The way to survive was to feed the biases, which began by belittling the group of people your peers associated you with. I constantly stoked the fires of prejudice, to stay afloat.

The “us, not them” and “them, but not really” outlook paved the perfect path to shaping one’s identity by the group that was in power: white, privileged, heterosexual teenagers.

I experienced this first hand by constantly being told the way I acted was because of my racial background. However, the real reasons lay locked away. If I ever combated this assumption, I would have been ostracized.

I saw it happen to students of color who called kids out for their prejudice. Not only did I not realize how confining it was to be forced into a tightly woven box using the fabric of essentialism, but they didn’t even realize that it was wrong.
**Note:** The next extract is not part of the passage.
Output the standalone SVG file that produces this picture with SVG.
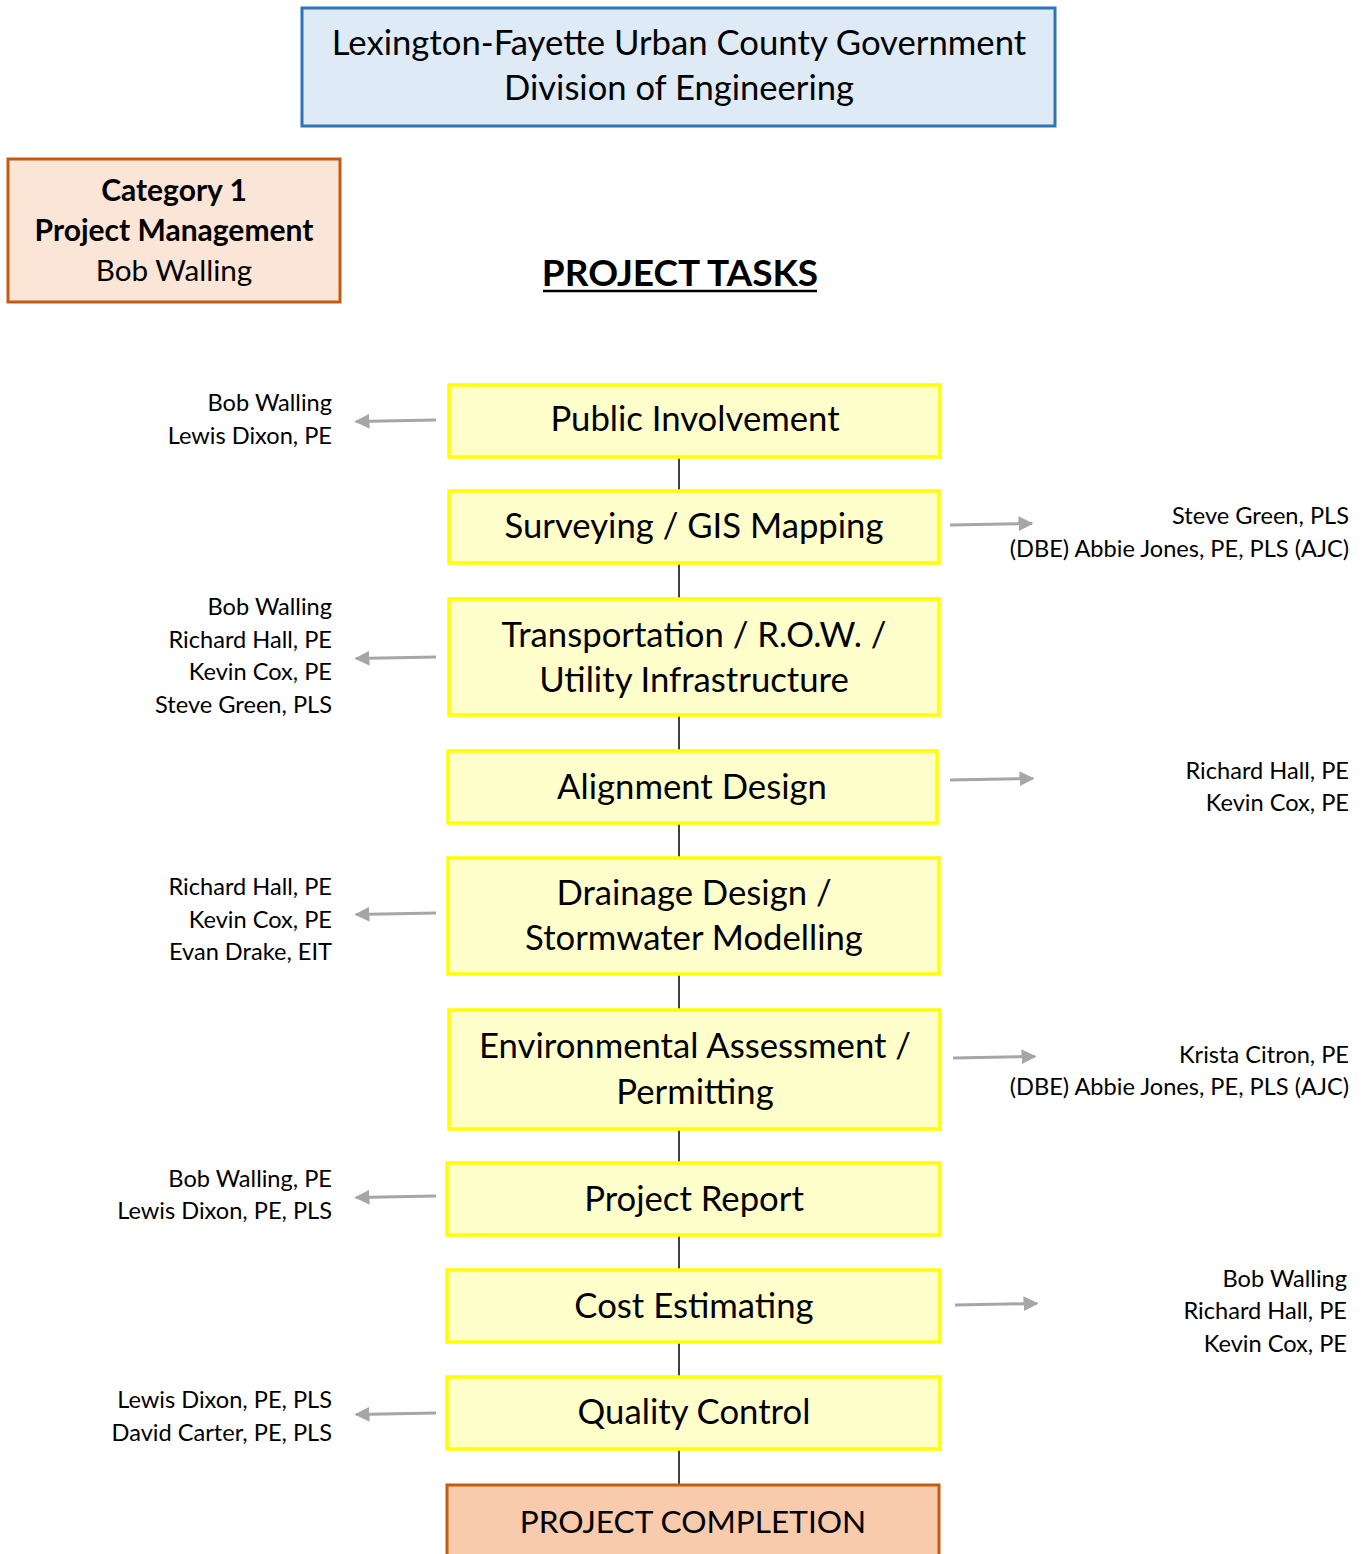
<svg xmlns="http://www.w3.org/2000/svg" width="1367" height="1554" viewBox="0 0 1367 1554">
<defs>
<style>
text{font-family:Lato,"Open Sans","DejaVu Sans",sans-serif;fill:#000}
.task{fill:#FFFFCC;stroke:#FFFF00;stroke-width:3.5}
.big{font-size:34.7px;text-anchor:middle}
.side{font-size:23.6px}
.l{text-anchor:end}
.arr{stroke:#A6A6A6;stroke-width:3;fill:none;marker-end:url(#ah)}
.conn{stroke:#000;stroke-width:1.5}
</style>
<marker id="ah" viewBox="0 0 10 10" refX="9" refY="5" markerWidth="5" markerHeight="5" orient="auto" markerUnits="strokeWidth">
<path d="M0,0 L10,5 L0,10 Z" fill="#A6A6A6"/>
</marker>
</defs>
<rect width="1367" height="1554" fill="#fff"/>

<g id="header">
<rect x="302" y="8" width="753" height="118" fill="#DEEBF7" stroke="#2E75B6" stroke-width="3"/>
<text x="679" y="55" class="big" font-size="34.6">Lexington-Fayette Urban County Government</text>
<text x="679" y="100" class="big" style="font-size:34.6px">Division of Engineering</text>
</g>

<g id="category1">
<rect x="8" y="159" width="332" height="143" fill="#FBE5D6" stroke="#C55A11" stroke-width="3"/>
<text x="174" y="201" font-size="30" font-weight="bold" text-anchor="middle">Category 1</text>
<text x="174" y="241" font-size="30" font-weight="bold" text-anchor="middle">Project Management</text>
<text x="174" y="281" font-size="29.7" text-anchor="middle">Bob Walling</text>
</g>

<g id="title">
<text x="680" y="286" font-size="37" font-weight="bold" text-anchor="middle">PROJECT TASKS</text>
<line x1="543" y1="291" x2="817" y2="291" stroke="#000" stroke-width="2.5"/>
</g>

<g id="connectors">
<line class="conn" x1="679" y1="458" x2="679" y2="490"/>
<line class="conn" x1="679" y1="564" x2="679" y2="598"/>
<line class="conn" x1="679" y1="716" x2="679" y2="750"/>
<line class="conn" x1="679" y1="824" x2="679" y2="857"/>
<line class="conn" x1="679" y1="975" x2="679" y2="1009"/>
<line class="conn" x1="679" y1="1130" x2="679" y2="1162"/>
<line class="conn" x1="679" y1="1236" x2="679" y2="1269"/>
<line class="conn" x1="679" y1="1343" x2="679" y2="1376"/>
<line class="conn" x1="679" y1="1450" x2="679" y2="1484"/>
<path class="arr" d="M436,420 L356,421.5"/>
<path class="arr" d="M436,657 L356,658.5"/>
<path class="arr" d="M436,913 L356,914.5"/>
<path class="arr" d="M436,1196 L356,1197.5"/>
<path class="arr" d="M436,1413 L356,1414.5"/>
<path class="arr" d="M950,525 L1032,523.5"/>
<path class="arr" d="M950,780 L1033,778.5"/>
<path class="arr" d="M953,1058 L1035,1056.5"/>
<path class="arr" d="M955,1305 L1037,1303.5"/>
</g>

<g id="public-involvement">
<rect class="task" x="449" y="385" width="491" height="72"/>
<text x="695" y="431" class="big">Public Involvement</text>
</g>
<g id="surveying">
<rect class="task" x="449" y="491" width="490" height="72"/>
<text x="694" y="538" class="big">Surveying / GIS Mapping</text>
</g>
<g id="transportation">
<rect class="task" x="449" y="599" width="490" height="116"/>
<text x="694" y="647" class="big">Transportation / R.O.W. /</text>
<text x="694" y="692" class="big">Utility Infrastructure</text>
</g>
<g id="alignment">
<rect class="task" x="448" y="751" width="489" height="72"/>
<text x="692" y="799" class="big">Alignment Design</text>
</g>
<g id="drainage">
<rect class="task" x="448" y="858" width="491" height="116"/>
<text x="694" y="905" class="big">Drainage Design /</text>
<text x="694" y="950" class="big">Stormwater Modelling</text>
</g>
<g id="environmental">
<rect class="task" x="449" y="1010" width="491" height="119"/>
<text x="695" y="1058" class="big">Environmental Assessment /</text>
<text x="695" y="1104" class="big">Permitting</text>
</g>
<g id="project-report">
<rect class="task" x="447" y="1163" width="493" height="72"/>
<text x="694" y="1211" class="big">Project Report</text>
</g>
<g id="cost-estimating">
<rect class="task" x="447" y="1270" width="493" height="72"/>
<text x="694" y="1318" class="big">Cost Estimating</text>
</g>
<g id="quality-control">
<rect class="task" x="447" y="1377" width="493" height="72"/>
<text x="694" y="1424" class="big">Quality Control</text>
</g>
<g id="project-completion">
<rect x="447" y="1485" width="492" height="80" fill="#F8CBAD" stroke="#C55A11" stroke-width="3"/>
<text x="693" y="1533" class="big" style="font-size:31.6px">PROJECT COMPLETION</text>
</g>

<g id="staff-public-involvement">
<text x="332" y="411" class="side l">Bob Walling</text>
<text x="332" y="444" class="side l">Lewis Dixon, PE</text>
</g>
<g id="staff-surveying">
<text x="1349" y="524" class="side l">Steve Green, PLS</text>
<text x="1349" y="557" class="side l">(DBE) Abbie Jones, PE, PLS (AJC)</text>
</g>
<g id="staff-transportation">
<text x="332" y="615" class="side l">Bob Walling</text>
<text x="332" y="648" class="side l">Richard Hall, PE</text>
<text x="332" y="680" class="side l">Kevin Cox, PE</text>
<text x="332" y="713" class="side l">Steve Green, PLS</text>
</g>
<g id="staff-alignment">
<text x="1349" y="779" class="side l">Richard Hall, PE</text>
<text x="1349" y="811" class="side l">Kevin Cox, PE</text>
</g>
<g id="staff-drainage">
<text x="332" y="895" class="side l">Richard Hall, PE</text>
<text x="332" y="928" class="side l">Kevin Cox, PE</text>
<text x="332" y="960" class="side l">Evan Drake, EIT</text>
</g>
<g id="staff-environmental">
<text x="1349" y="1063" class="side l">Krista Citron, PE</text>
<text x="1349" y="1095" class="side l">(DBE) Abbie Jones, PE, PLS (AJC)</text>
</g>
<g id="staff-project-report">
<text x="332" y="1187" class="side l">Bob Walling, PE</text>
<text x="332" y="1219" class="side l">Lewis Dixon, PE, PLS</text>
</g>
<g id="staff-cost-estimating">
<text x="1347" y="1287" class="side l">Bob Walling</text>
<text x="1347" y="1319" class="side l">Richard Hall, PE</text>
<text x="1347" y="1352" class="side l">Kevin Cox, PE</text>
</g>
<g id="staff-quality-control">
<text x="332" y="1408" class="side l">Lewis Dixon, PE, PLS</text>
<text x="332" y="1441" class="side l">David Carter, PE, PLS</text>
</g>
</svg>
Even though I’m biracial, I was labeled “black.” Even though I’m Italian, I was labeled “ghetto.” Even though I lived in Westport, I was associated with Bridgeport.

Kelly Powers today.

In the Westport I grew up in, a place people would not dare call anything other than “open, inclusive, and liberal,” these issues simply weren’t discussed.

I believe Westporters are so afraid of the word “racist” because it’s heavy and is seen as a binary. In reality, it’s a spectrum. We all have racial biases — it’s natural for our brains to categorize based on superficial attributes — but it’s not okay to denigrate entire groups of people due to perceived differences.

However, is it fair to expect a group of students who very rarely escape homogeneiy to be empathetic to other walks of life?

We can break this cycle. We must encourage students to talk about it, encourage the difficult conversations, write essays about white privilege, volunteer at a soup kitchen outside of Westport.

It’s never too late to unlearn prejudice. But first you must acknowledge that it exists.